===== Extracted entries =====

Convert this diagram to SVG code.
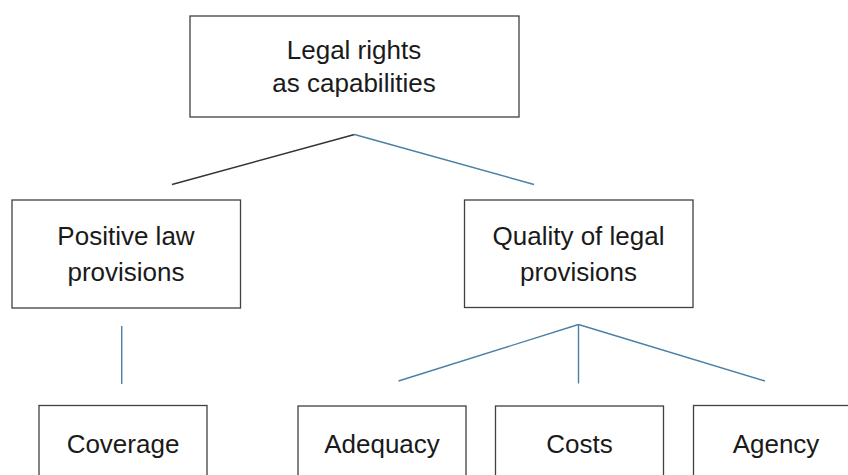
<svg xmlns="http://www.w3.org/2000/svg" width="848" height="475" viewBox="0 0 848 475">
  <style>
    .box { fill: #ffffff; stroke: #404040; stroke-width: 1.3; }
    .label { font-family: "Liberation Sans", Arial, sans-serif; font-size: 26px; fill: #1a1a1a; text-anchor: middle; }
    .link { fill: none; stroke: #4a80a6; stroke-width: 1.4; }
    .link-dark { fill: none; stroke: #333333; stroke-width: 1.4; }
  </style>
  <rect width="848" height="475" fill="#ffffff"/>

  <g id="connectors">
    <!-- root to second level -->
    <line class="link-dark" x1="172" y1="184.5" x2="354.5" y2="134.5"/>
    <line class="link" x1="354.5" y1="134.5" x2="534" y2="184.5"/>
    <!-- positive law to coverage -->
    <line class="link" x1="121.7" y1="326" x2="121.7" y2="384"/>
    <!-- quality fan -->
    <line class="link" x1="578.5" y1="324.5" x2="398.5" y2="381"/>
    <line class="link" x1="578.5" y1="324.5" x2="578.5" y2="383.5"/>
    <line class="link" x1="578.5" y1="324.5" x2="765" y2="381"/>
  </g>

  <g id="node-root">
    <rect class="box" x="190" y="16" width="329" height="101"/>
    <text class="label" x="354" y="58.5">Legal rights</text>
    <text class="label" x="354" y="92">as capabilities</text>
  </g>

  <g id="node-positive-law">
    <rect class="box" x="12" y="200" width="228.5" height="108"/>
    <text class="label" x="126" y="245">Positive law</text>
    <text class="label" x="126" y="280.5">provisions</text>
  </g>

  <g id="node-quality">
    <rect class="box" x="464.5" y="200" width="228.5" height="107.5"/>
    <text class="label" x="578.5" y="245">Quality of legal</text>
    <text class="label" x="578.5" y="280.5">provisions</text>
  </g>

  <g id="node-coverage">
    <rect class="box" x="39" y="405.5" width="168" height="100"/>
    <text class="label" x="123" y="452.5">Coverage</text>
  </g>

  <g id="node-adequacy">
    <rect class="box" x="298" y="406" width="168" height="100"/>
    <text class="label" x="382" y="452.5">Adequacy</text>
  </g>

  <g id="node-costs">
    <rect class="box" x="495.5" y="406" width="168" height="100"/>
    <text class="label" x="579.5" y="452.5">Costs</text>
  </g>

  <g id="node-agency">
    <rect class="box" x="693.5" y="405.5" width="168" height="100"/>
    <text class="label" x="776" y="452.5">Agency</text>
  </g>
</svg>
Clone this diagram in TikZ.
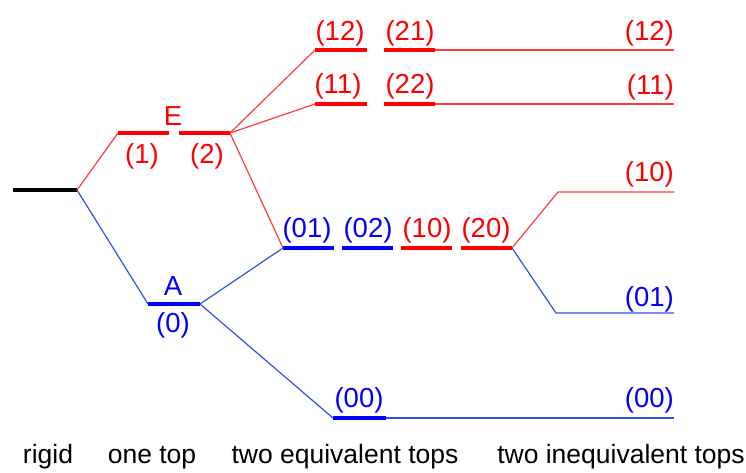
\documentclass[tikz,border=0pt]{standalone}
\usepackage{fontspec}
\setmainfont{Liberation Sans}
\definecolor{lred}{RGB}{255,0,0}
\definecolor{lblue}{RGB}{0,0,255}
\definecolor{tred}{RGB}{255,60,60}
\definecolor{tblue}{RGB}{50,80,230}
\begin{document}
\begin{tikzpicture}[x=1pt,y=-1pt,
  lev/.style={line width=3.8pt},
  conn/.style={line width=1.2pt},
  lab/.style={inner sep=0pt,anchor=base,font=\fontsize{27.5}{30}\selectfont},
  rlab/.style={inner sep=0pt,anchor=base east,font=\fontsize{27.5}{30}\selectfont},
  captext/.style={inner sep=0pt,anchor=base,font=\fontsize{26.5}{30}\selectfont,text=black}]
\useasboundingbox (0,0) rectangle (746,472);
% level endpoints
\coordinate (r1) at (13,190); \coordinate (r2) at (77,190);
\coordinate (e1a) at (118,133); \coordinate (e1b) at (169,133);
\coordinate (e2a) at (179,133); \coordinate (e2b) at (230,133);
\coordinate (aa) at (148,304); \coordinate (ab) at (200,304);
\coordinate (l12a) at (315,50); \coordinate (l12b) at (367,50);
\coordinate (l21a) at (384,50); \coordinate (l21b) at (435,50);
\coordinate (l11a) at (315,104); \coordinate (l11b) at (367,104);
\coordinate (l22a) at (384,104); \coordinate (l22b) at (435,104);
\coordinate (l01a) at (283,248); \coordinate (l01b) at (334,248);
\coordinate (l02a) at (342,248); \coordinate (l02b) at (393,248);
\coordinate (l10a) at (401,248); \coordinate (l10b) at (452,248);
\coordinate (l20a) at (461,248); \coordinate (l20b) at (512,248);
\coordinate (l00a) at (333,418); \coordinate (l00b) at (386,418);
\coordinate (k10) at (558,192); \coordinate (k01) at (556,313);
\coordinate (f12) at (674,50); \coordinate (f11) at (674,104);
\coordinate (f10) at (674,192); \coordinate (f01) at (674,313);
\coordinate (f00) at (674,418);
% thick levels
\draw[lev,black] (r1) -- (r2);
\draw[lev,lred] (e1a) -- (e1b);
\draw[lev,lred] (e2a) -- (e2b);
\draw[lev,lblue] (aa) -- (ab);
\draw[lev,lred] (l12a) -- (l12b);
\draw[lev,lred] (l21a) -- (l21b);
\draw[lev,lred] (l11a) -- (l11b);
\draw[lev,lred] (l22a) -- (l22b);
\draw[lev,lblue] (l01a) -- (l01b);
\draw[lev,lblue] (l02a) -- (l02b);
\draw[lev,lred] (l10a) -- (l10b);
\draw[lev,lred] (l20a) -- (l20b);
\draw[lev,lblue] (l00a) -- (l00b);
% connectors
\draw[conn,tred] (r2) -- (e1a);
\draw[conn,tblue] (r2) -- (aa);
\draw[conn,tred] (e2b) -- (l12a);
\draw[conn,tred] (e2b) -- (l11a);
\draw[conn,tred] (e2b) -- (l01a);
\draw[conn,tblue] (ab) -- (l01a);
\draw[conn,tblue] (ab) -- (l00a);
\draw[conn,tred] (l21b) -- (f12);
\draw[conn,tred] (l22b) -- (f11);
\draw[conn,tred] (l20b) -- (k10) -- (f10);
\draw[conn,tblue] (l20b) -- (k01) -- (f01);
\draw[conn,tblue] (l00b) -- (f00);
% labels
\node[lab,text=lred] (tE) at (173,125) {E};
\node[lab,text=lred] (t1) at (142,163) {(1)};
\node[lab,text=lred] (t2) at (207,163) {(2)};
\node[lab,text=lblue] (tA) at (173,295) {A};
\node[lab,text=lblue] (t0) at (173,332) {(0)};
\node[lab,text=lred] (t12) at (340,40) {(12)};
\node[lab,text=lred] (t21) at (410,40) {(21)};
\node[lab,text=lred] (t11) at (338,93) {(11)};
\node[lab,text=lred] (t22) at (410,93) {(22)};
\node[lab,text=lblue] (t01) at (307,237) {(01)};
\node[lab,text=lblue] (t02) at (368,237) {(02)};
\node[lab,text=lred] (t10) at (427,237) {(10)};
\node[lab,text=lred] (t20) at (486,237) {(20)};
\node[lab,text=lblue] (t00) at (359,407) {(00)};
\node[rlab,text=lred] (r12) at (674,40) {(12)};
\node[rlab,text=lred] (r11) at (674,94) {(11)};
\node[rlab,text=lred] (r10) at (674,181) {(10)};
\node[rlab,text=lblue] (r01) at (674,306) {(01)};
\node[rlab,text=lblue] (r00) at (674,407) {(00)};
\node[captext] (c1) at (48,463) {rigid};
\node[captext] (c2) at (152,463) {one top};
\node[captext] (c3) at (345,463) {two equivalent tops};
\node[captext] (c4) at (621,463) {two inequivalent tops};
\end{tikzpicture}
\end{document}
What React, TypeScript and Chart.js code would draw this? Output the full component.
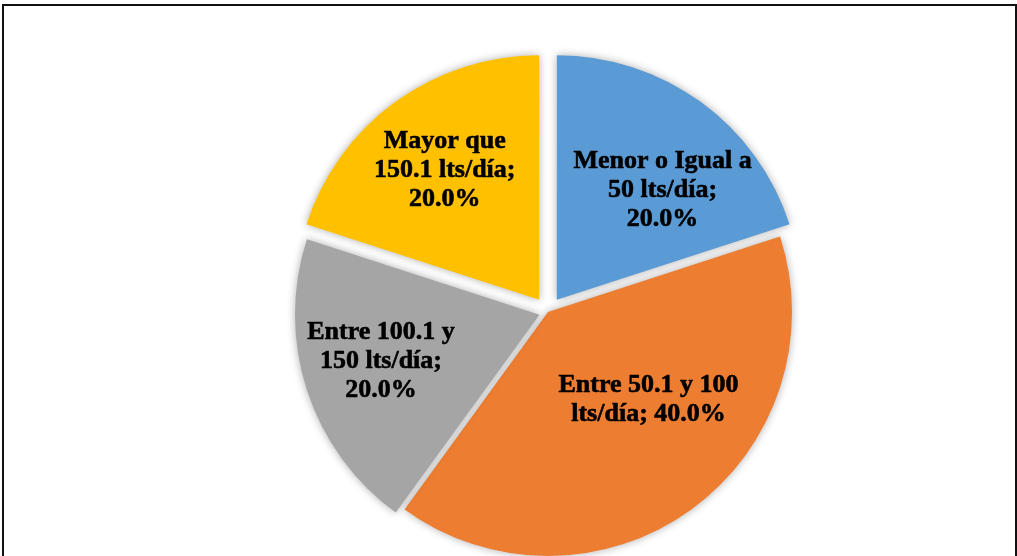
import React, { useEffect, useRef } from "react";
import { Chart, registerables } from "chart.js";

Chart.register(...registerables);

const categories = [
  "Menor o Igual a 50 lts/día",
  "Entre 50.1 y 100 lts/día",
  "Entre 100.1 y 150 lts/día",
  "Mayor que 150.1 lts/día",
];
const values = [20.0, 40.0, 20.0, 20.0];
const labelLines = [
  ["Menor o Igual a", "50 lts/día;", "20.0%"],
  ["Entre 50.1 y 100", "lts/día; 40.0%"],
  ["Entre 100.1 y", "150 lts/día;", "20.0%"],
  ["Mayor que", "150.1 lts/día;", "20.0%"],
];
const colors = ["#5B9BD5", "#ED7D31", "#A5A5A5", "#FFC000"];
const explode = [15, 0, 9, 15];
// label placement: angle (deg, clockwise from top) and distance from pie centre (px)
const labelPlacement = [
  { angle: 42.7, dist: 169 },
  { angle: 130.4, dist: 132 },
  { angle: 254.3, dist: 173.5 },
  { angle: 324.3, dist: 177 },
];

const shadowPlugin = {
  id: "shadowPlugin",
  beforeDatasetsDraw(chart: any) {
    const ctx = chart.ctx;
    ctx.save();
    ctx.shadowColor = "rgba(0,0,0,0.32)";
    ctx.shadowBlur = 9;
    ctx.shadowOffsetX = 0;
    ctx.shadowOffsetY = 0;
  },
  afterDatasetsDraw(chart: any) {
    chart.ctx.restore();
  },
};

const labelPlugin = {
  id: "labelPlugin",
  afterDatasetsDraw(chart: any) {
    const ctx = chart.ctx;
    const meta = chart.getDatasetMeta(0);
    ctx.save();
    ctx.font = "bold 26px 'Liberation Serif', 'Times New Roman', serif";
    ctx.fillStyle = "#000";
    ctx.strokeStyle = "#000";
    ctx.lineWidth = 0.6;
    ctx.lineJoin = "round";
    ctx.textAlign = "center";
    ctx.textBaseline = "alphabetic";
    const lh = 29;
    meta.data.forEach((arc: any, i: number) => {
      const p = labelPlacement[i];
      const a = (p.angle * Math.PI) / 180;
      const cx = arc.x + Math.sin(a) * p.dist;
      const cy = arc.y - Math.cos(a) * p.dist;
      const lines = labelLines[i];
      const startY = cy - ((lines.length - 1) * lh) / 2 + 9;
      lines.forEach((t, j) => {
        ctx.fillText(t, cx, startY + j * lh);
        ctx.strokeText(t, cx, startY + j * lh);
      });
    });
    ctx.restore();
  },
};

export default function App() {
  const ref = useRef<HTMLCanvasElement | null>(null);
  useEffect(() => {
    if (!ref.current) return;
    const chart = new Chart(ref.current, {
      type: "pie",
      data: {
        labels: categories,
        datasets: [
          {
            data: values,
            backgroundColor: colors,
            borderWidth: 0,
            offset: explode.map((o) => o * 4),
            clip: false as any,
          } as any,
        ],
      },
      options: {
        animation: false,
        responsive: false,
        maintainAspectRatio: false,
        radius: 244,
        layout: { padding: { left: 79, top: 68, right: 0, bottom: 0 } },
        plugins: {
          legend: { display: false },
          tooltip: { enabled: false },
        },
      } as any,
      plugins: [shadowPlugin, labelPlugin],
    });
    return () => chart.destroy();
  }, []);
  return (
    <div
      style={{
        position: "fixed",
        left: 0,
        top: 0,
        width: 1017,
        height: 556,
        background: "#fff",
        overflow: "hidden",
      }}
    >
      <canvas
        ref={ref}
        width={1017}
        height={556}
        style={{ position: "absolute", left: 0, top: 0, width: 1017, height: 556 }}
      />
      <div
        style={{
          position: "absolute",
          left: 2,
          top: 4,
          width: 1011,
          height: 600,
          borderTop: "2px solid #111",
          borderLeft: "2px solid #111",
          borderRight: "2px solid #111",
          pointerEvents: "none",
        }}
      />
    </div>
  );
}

=====

# Work to do
Look through the listing above and count the lines where the string "this" appears. Report the number only.

# Exercise output
3